Son todo un par, estos dos. Los quiero mucho, y por más loca que sea mi madre y por más quejumbroso que se ponga mi padre, nunca he dudado del amor que sienten por mí como tampoco del amor que siento por ellos.
Mientras me alisto para la ducha, escucho que mis padres hablan de ayudarme con la hipoteca. Escucho que mi padre se lamenta por haber malgastado su vida metiendo tanta droga y que el cheque por incapacidad no es nada. Mi madre da gracias al Señor por lo que tenemos y cómo con su trabajo en el hospital me puede ayudar con las cuotas. Hablan sobre arreglar alguno de los cuartos que aún no se han adaptado para que alguien viva ahí. Sobre todo las paredes. Qué desastre. Pero sería costoso. Mamá preferiría poner pisos de madera nuevos. Aunque eso también es costoso.
Pero están contentos. Sobre todo ahora que estoy haciendo lo correcto. Mis padres no son tontos. Ellos saben que he hecho cosas que Dios no aprobaría. Pero nunca me cuestionaron. ¿Y si les hubiera dicho, ofreciéndoles la oportunidad de elegir, que su hijo podría convertirse en un incendiario y comprar su propio apartamento en cinco años o tener un empleo de nueve a cinco, ir a la iglesia, y morirse pagando alquiler?

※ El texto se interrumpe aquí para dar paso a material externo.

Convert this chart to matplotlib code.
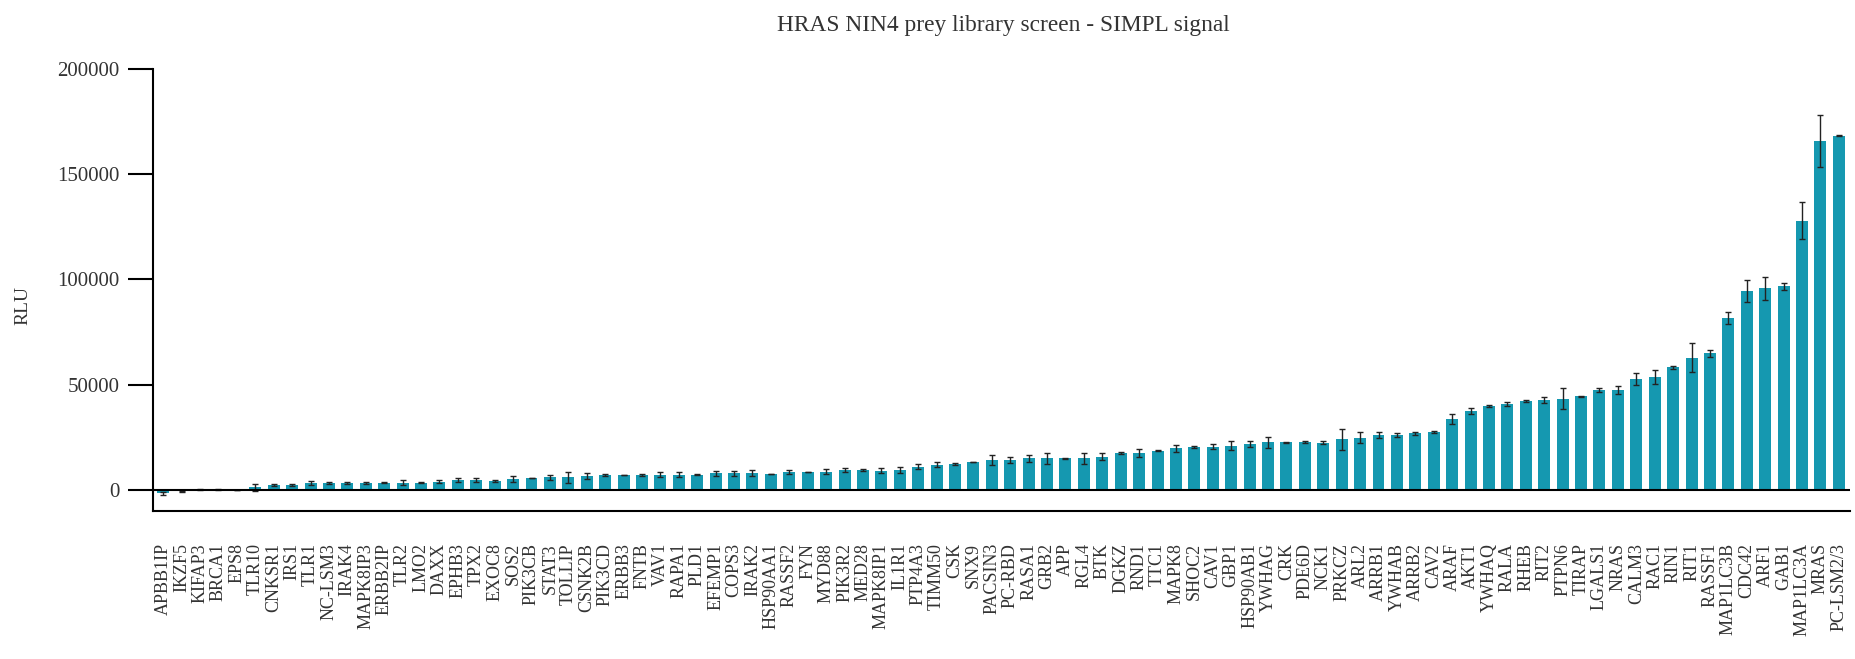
import matplotlib
matplotlib.use("Agg")
import matplotlib.pyplot as plt
import numpy as np

plt.rcParams['font.family'] = ['Liberation Serif', 'DejaVu Serif']

# prey genes, sorted by signal
genes = ['APBB1IP', 'IKZF5', 'KIFAP3', 'BRCA1', 'EPS8', 'TLR10', 'CNKSR1', 'IRS1', 'TLR1', 'NC-LSM3',
         'IRAK4', 'MAPK8IP3', 'ERBB2IP', 'TLR2', 'LMO2', 'DAXX', 'EPHB3', 'TPX2', 'EXOC8', 'SOS2',
         'PIK3CB', 'STAT3', 'TOLLIP', 'CSNK2B', 'PIK3CD', 'ERBB3', 'FNTB', 'VAV1', 'RAPA1', 'PLD1',
         'EFEMP1', 'COPS3', 'IRAK2', 'HSP90AA1', 'RASSF2', 'FYN', 'MYD88', 'PIK3R2', 'MED28', 'MAPK8IP1',
         'IL1R1', 'PTP4A3', 'TIMM50', 'CSK', 'SNX9', 'PACSIN3', 'PC-RBD', 'RASA1', 'GRB2', 'APP',
         'RGL4', 'BTK', 'DGKZ', 'RND1', 'TTC1', 'MAPK8', 'SHOC2', 'CAV1', 'GBP1', 'HSP90AB1',
         'YWHAG', 'CRK', 'PDE6D', 'NCK1', 'PRKCZ', 'ARL2', 'ARRB1', 'YWHAB', 'ARRB2', 'CAV2',
         'ARAF', 'AKT1', 'YWHAQ', 'RALA', 'RHEB', 'RIT2', 'PTPN6', 'TIRAP', 'LGALS1', 'NRAS',
         'CALM3', 'RAC1', 'RIN1', 'RIT1', 'RASSF1', 'MAP1LC3B', 'CDC42', 'ARF1', 'GAB1', 'MAP1LC3A',
         'MRAS', 'PC-LSM2/3']

rlu = [-1600, -600, 200, 200, 0, 1300, 2400, 2400, 3200, 3200,
       3200, 3500, 3500, 3500, 3500, 4000, 4700, 4700, 4300, 5300,
       5500, 6000, 6000, 6500, 7000, 7000, 7000, 7200, 7300, 7300,
       7900, 8000, 8000, 7500, 8400, 8400, 8700, 9500, 9500, 9200,
       9500, 11000, 12000, 12200, 13500, 14200, 14200, 15000, 15000, 15000,
       15000, 15800, 17400, 17400, 18700, 19800, 20600, 20600, 21100, 21900,
       22600, 22600, 22800, 22500, 24000, 24900, 26100, 26100, 26900, 27700,
       33700, 37500, 40000, 40700, 42300, 42700, 43400, 44400, 47700, 47600,
       52800, 53600, 58300, 62800, 65000, 81600, 94400, 95900, 96700, 128000,
       165700, 168400]

err = [700, 300, 300, 300, 0, 1700, 400, 400, 1000, 400,
       400, 500, 400, 1000, 400, 800, 900, 900, 400, 1500,
       0, 1200, 2500, 1350, 500, 0, 400, 1200, 1100, 400,
       1200, 1200, 1600, 0, 950, 0, 1100, 1100, 500, 1350,
       1350, 1200, 1100, 400, 0, 2400, 1300, 1600, 2700, 300,
       2500, 1600, 500, 1900, 300, 1600, 500, 1300, 2300, 1350,
       2600, 300, 400, 700, 5000, 2500, 1300, 800, 600, 500,
       2300, 1600, 400, 950, 400, 1300, 5000, 400, 950, 2000,
       2900, 3300, 800, 6900, 1600, 2900, 5150, 5500, 1700, 8900,
       12500, 300]

x = np.arange(len(genes))

fig = plt.figure(figsize=(18.56, 6.59), dpi=100)
ax = fig.add_axes([0.0824, 0.2246, 0.9144, 0.6707])

ax.bar(x, rlu, width=0.65, color='#1598b0', zorder=2)
ax.errorbar(x, rlu, yerr=err, fmt='none', ecolor='#222222', elinewidth=1,
            capsize=2.5, capthick=1, zorder=3)
ax.axhline(0, color='black', lw=1.5, zorder=4)

ax.set_xlim(-0.56, len(genes) - 1 + 0.61)
ax.set_ylim(-10000, 200000)
ax.set_yticks([0, 50000, 100000, 150000, 200000])
ax.set_xticks(x)
ax.set_xticklabels(genes, rotation=90, fontsize=13, color='#333333')

ax.spines['top'].set_visible(False)
ax.spines['right'].set_visible(False)
ax.spines['left'].set_linewidth(1.5)
ax.spines['bottom'].set_linewidth(1.5)
ax.spines['left'].set_bounds(-10000, 200000)
ax.tick_params(axis='y', length=18, width=1.5, pad=6, labelsize=15, labelcolor='#333333')
ax.tick_params(axis='x', length=0, pad=23)

ax.set_ylabel('RLU', fontsize=14, color='#333333')
ax.yaxis.set_label_coords(-0.0715, 0.466)
fig.text(0.5405, 0.962, 'HRAS NIN4 prey library screen - SIMPL signal',
         ha='center', va='center', fontsize=16.8, color='#333333')

plt.savefig('out.png', dpi=100)
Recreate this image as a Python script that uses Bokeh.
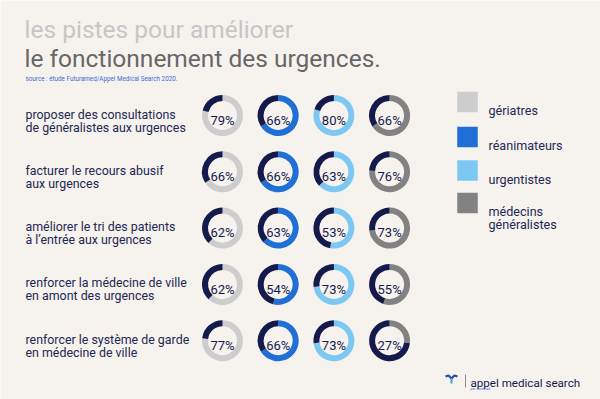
import math
from bokeh.plotting import figure
from bokeh.models import Range1d, ColumnDataSource
from bokeh.core.properties import value
from bokeh.embed import file_html
from bokeh.resources import INLINE

# ---------------- data ----------------
title_line1 = "les pistes pour améliorer"
title_line2 = "le fonctionnement des urgences."
source_note = "source : étude Futuramed/Appel Medical Search 2020."

measures = [
    "proposer des consultations\nde généralistes aux urgences",
    "facturer le recours abusif\naux urgences",
    "améliorer le tri des patients\nà l’entrée aux urgences",
    "renforcer la médecine de ville\nen amont des urgences",
    "renforcer le système de garde\nen médecine de ville",
]
groups = ["gériatres", "réanimateurs", "urgentistes", "médecins\ngénéralistes"]
geriatres = [79, 66, 62, 62, 77]
reanimateurs = [66, 66, 63, 54, 66]
urgentistes = [80, 63, 53, 73, 73]
medecins_generalistes = [66, 76, 73, 55, 27]

brand_name = "appel medical search"
brand_sub = "par randstad"

# ---------------- style ----------------
BG = "#f6f3ef"
NAVY = "#141a4b"
TEXT = "#232852"
group_colors = ["#cdcdcd", "#1f6fd6", "#7dc8f2", "#828282"]
series = [geriatres, reanimateurs, urgentistes, medecins_generalistes]

W, H = 600, 399
p = figure(width=W, height=H, output_backend="svg", toolbar_location=None,
           x_range=Range1d(0, W), y_range=Range1d(0, H),
           min_border=0, outline_line_color=None,
           background_fill_color=BG, border_fill_color=BG)
p.axis.visible = False
p.grid.visible = False

def Y(py):
    return H - py

FONT = "Roboto"

# titles
p.text(x=[24], y=[Y(29)], text=[title_line1], text_font=value(FONT),
       text_font_size="24.5px", text_color="#c6c6c6", text_baseline="alphabetic")
p.text(x=[24], y=[Y(58)], text=[title_line2], text_font=value(FONT),
       text_font_size="24.5px", text_color="#676767", text_baseline="alphabetic")
p.text(x=[25], y=[Y(78.5)], text=[source_note], text_font=value(FONT),
       text_font_size="6.3px", text_color="#3d6bd4", text_baseline="alphabetic")

# donut layout
col_px = [222 + i * 55.7 for i in range(4)]
row_px = [115 + j * 56.3 for j in range(5)]
R_OUT, R_IN = 20.5, 14.5

cx, cy, cs, ce, cc = [], [], [], [], []
nx, ny, ns, ne = [], [], [], []
tx, ty, tt = [], [], []
for gi, vals in enumerate(series):
    for ri, v in enumerate(vals):
        x = col_px[gi]
        y = Y(row_px[ri])
        frac = v / 100.0
        top = math.pi / 2
        cx.append(x); cy.append(y)
        cs.append(top - frac * 2 * math.pi); ce.append(top); cc.append(group_colors[gi])
        nx.append(x); ny.append(y)
        ns.append(top); ne.append(top + (1 - frac) * 2 * math.pi)
        tx.append(x); ty.append(y - 4.6); tt.append(f"{v}%")

p.annular_wedge(x="x", y="y", inner_radius=R_IN, outer_radius=R_OUT,
                start_angle="s", end_angle="e", color="c", line_color=None,
                source=ColumnDataSource(dict(x=cx, y=cy, s=cs, e=ce, c=cc)))
p.annular_wedge(x="x", y="y", inner_radius=R_IN, outer_radius=R_OUT,
                start_angle="s", end_angle="e", color=NAVY, line_color=None,
                source=ColumnDataSource(dict(x=nx, y=ny, s=ns, e=ne)))
p.text(x=tx, y=ty, text=tt, text_font=value(FONT), text_font_size="13px",
       text_color=NAVY, text_align="center", text_baseline="alphabetic")

# row labels
lx, ly, lt = [], [], []
for ri, lab in enumerate(measures):
    l1, l2 = lab.split("\n")
    lx += [25, 25]
    ly += [Y(row_px[ri] - 1.5), Y(row_px[ri] + 11.5)]
    lt += [l1, l2]
p.text(x=lx, y=ly, text=lt, text_font=value(FONT), text_font_size="12.4px",
       text_color=TEXT, text_baseline="alphabetic")

# legend
sq_px = [101.5, 136.5, 170, 202.5]
p.rect(x=[467] * 4, y=[Y(v) for v in sq_px], width=20.5, height=20.5,
       color=group_colors, line_color=None)
gx, gy, gt = [], [], []
for gi, g in enumerate(groups):
    parts = g.split("\n")
    for k, part in enumerate(parts):
        gx.append(488)
        gy.append(Y(sq_px[gi] + 8.5 + 13 * k))
        gt.append(part)
p.text(x=gx, y=gy, text=gt, text_font=value(FONT), text_font_size="12.6px",
       text_color=TEXT, text_baseline="alphabetic")

# brand logo
p.multi_line(xs=[[445, 448, 451], [451, 454, 457]],
             ys=[[Y(376), Y(375), Y(378)], [Y(378), Y(375), Y(376)]],
             line_color=["#1f4fa8", "#1f4fa8"], line_width=2.2)
p.segment(x0=[451], y0=[Y(378)], x1=[451], y1=[Y(383)], line_color="#4aa8e0", line_width=2.2)
p.segment(x0=[465], y0=[Y(374)], x1=[465], y1=[Y(387)], line_color="#8a8a9a", line_width=1)
p.text(x=[470], y=[Y(382)], text=[brand_name], text_font=value(FONT),
       text_font_size="11.6px", text_color=NAVY, text_baseline="alphabetic")
p.text(x=[470], y=[Y(388.5)], text=[brand_sub], text_font=value(FONT),
       text_font_size="3.5px", text_color="#3d6bd4", text_baseline="alphabetic")

html = file_html(p, INLINE)
open("out.html", "w").write(html)
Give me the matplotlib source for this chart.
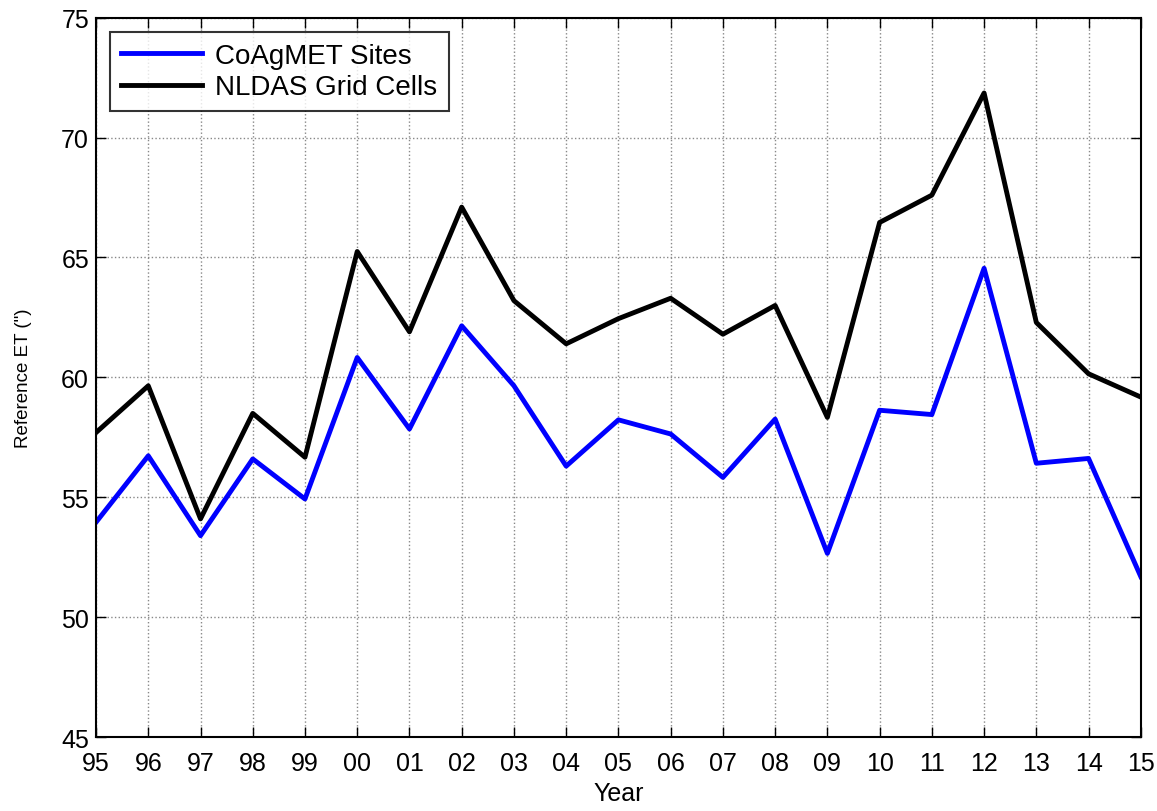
import matplotlib
matplotlib.use('Agg')
import matplotlib.pyplot as plt
import numpy as np

plt.rcParams['font.family'] = ['Liberation Sans', 'DejaVu Sans']

# Water years 1995-2015, annual reference ET (inches)
years = np.arange(1995, 2016)
year_labels = ['95', '96', '97', '98', '99', '00', '01', '02', '03', '04', '05',
               '06', '07', '08', '09', '10', '11', '12', '13', '14', '15']
coagmet = [53.96, 56.73, 53.4, 56.6, 54.93, 60.83, 57.85, 62.15, 59.65, 56.3, 58.23,
           57.64, 55.83, 58.26, 52.66, 58.63, 58.45, 64.55, 56.42, 56.62, 51.69]
nldas = [57.7, 59.65, 54.1, 58.5, 56.67, 65.25, 61.9, 67.1, 63.2, 61.4, 62.45,
         63.3, 61.8, 63.0, 58.33, 66.46, 67.6, 71.86, 62.29, 60.15, 59.18]

fig = plt.figure(figsize=(11.57, 8.12), dpi=100)
ax = fig.add_axes([0.083, 0.091, 0.903, 0.886])

ax.plot(years, coagmet, color='#0000ff', lw=3.5, label='CoAgMET Sites')
ax.plot(years, nldas, color='black', lw=3.5, label='NLDAS Grid Cells')

ax.set_xlim(1995, 2015)
ax.set_ylim(45, 75)
ax.set_xticks(years)
ax.set_xticklabels(year_labels)
ax.set_yticks(np.arange(45, 76, 5))

ax.grid(True, linestyle=':', color='#888888', lw=1.0)
ax.tick_params(direction='in', length=7, width=1, top=True, right=True,
               labelsize=18)
ax.tick_params(axis='x', pad=10)
ax.tick_params(axis='y', pad=5)
for s in ax.spines.values():
    s.set_linewidth(1.5)

ax.set_xlabel('Year', fontsize=18, labelpad=4)
ax.set_ylabel('Reference ET (")', fontsize=13.5, labelpad=21)

leg = ax.legend(loc='upper left', fontsize=20, frameon=True, fancybox=False,
                edgecolor='black', handlelength=2.9, handletextpad=0.5,
                borderpad=0.4, labelspacing=0.2, bbox_to_anchor=(0.0, 1.0),
                borderaxespad=0.5)
leg.get_frame().set_linewidth(1.5)

fig.savefig('out.png', dpi=100)
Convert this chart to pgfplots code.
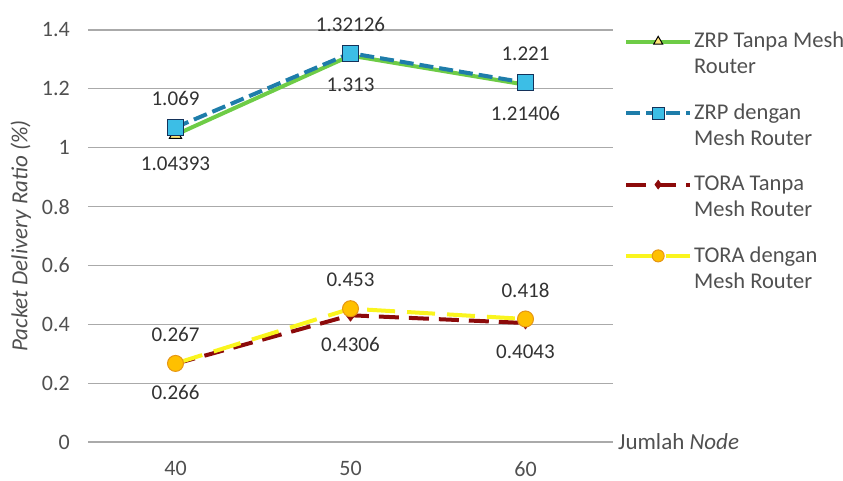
\documentclass[border=0pt]{standalone}
\usepackage{fontspec}
\setmainfont{Carlito}
\usepackage{pgfplots}
\pgfplotsset{compat=1.18}
\definecolor{zrpgreen}{RGB}{110,204,70}
\definecolor{zrpblue}{RGB}{30,125,170}
\definecolor{sqfill}{RGB}{60,190,230}
\definecolor{sqedge}{RGB}{20,50,90}
\definecolor{trifill}{RGB}{255,230,120}
\definecolor{toraRed}{RGB}{140,10,10}
\definecolor{toraYellow}{RGB}{250,245,30}
\definecolor{circfill}{RGB}{255,192,0}
\definecolor{circedge}{RGB}{230,150,20}
\definecolor{labcol}{RGB}{50,50,50}
\definecolor{tickcol}{RGB}{80,80,80}
\definecolor{gridcol}{RGB}{170,170,170}
\begin{document}
\fontsize{21}{26}\selectfont
\begin{tikzpicture}
\path[use as bounding box] (0,0) rectangle (843pt,480pt);
\begin{axis}[
  at={(88pt,38pt)}, anchor=south west,
  scale only axis, width=525pt, height=412pt,
  xmin=-0.5, xmax=2.5, ymin=0, ymax=1.4,
  xtick={0,1,2}, xticklabels={40,50,60},
  ytick={0,0.2,0.4,0.6,0.8,1,1.2,1.4},
  yticklabels={0,0.2,0.4,0.6,0.8,1,1.2,1.4},
  axis line style={draw=none},
  major tick length=0pt,
  ymajorgrids, grid style={gridcol, line width=1.2pt},
  every tick label/.append style={font=\fontsize{22}{26}\selectfont, text=tickcol},
  xticklabel style={yshift=-12pt},
  yticklabel style={xshift=-11pt},
  ylabel={\itshape Packet Delivery Ratio (\%)},
  every axis y label/.style={at={(axis description cs:-0.128,0.5)}, rotate=90, anchor=center, font=\fontsize{23}{26}\selectfont, text=tickcol},
  clip=false,
  point meta=explicit symbolic,
  nodes near coords,
  every node near coord/.append style={font=\fontsize{21}{26}\selectfont, text=labcol, anchor=center},
  legend style={draw=none, fill=none, at={(axis description cs:1,1)}, anchor=north west, xshift=8pt, yshift=2pt, row sep=49pt, font=\fontsize{22.5}{26}\selectfont, text=tickcol, cells={anchor=west}},
  legend image code/.code={\draw[mark repeat=2,mark phase=2,#1,every mark/.append style={scale=0.75}] plot coordinates {(0pt,0pt) (32pt,0pt) (64pt,0pt)};},
]
\addplot[zrpgreen, line width=4pt, mark=triangle*, mark size=7pt, mark options={solid, fill=trifill, draw=black, line width=1pt},
  every node near coord/.append style={yshift=-29pt}]
  coordinates {(0,1.04393)[1.04393] (1,1.313)[1.313] (2,1.21406)[1.21406]};
\addlegendentry{\parbox[t]{200pt}{\raggedright ZRP Tanpa Mesh\\Router}}
\addplot[zrpblue, line width=4pt, dash pattern=on 14pt off 6pt, mark=square*, mark size=8pt, mark options={solid, fill=sqfill, draw=sqedge, line width=1.2pt},
  every node near coord/.append style={yshift=29pt}]
  coordinates {(0,1.069)[1.069] (1,1.32126)[1.32126] (2,1.221)[1.221]};
\addlegendentry{\parbox[t]{200pt}{\raggedright ZRP dengan\\Mesh Router}}
\addplot[toraRed, line width=4pt, dash pattern=on 20pt off 10pt, mark=diamond*, mark size=6pt, mark options={solid, fill=toraRed, draw=toraRed, line width=0.5pt},
  every node near coord/.append style={yshift=-29pt}]
  coordinates {(0,0.266)[0.266] (1,0.4306)[0.4306] (2,0.4043)[0.4043]};
\addlegendentry{\parbox[t]{200pt}{\raggedright TORA Tanpa\\Mesh Router}}
\addplot[toraYellow, line width=4pt, dash pattern=on 28pt off 12pt, mark=*, mark size=8pt, mark options={solid, fill=circfill, draw=circedge, line width=1pt},
  every node near coord/.append style={yshift=29pt}]
  coordinates {(0,0.267)[0.267] (1,0.453)[0.453] (2,0.418)[0.418]};
\addlegendentry{\parbox[t]{200pt}{\raggedright TORA dengan\\Mesh Router}}
\node[anchor=west, font=\fontsize{23}{26}\selectfont, text=tickcol, xshift=-2pt] at (rel axis cs:1,0) {Jumlah \textit{Node}};
\end{axis}
\end{tikzpicture}
\end{document}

Sé lo que hubieran contestado.
Así que hice mi propia elección.
No sólo porque amo esta ciudad sino porque además conozco esta ciudad. Y Nueva York, como el país donde se encuentra, es un lugar que le promete a uno todo pero no le da nada. Y aquellas cosas por las que no se puede trabajar hay que tomarlas, usurparlas o negociarlas con pedazos del alma propia y algunas veces incluso con la ética de los padres de uno. En América, lo que importa es hasta dónde se llega, no cómo se llega. En tanto uno llegue allá, nadie hará preguntas. Uno no hace preguntas. ¿Y si alguien le pregunta a uno cómo llegó hasta allá? Pues seguramente se trata de una persona inofensiva que nunca consiguió nada, que nunca salió, y se murió pagando renta mientras esperaba a que Dios lo rescatara.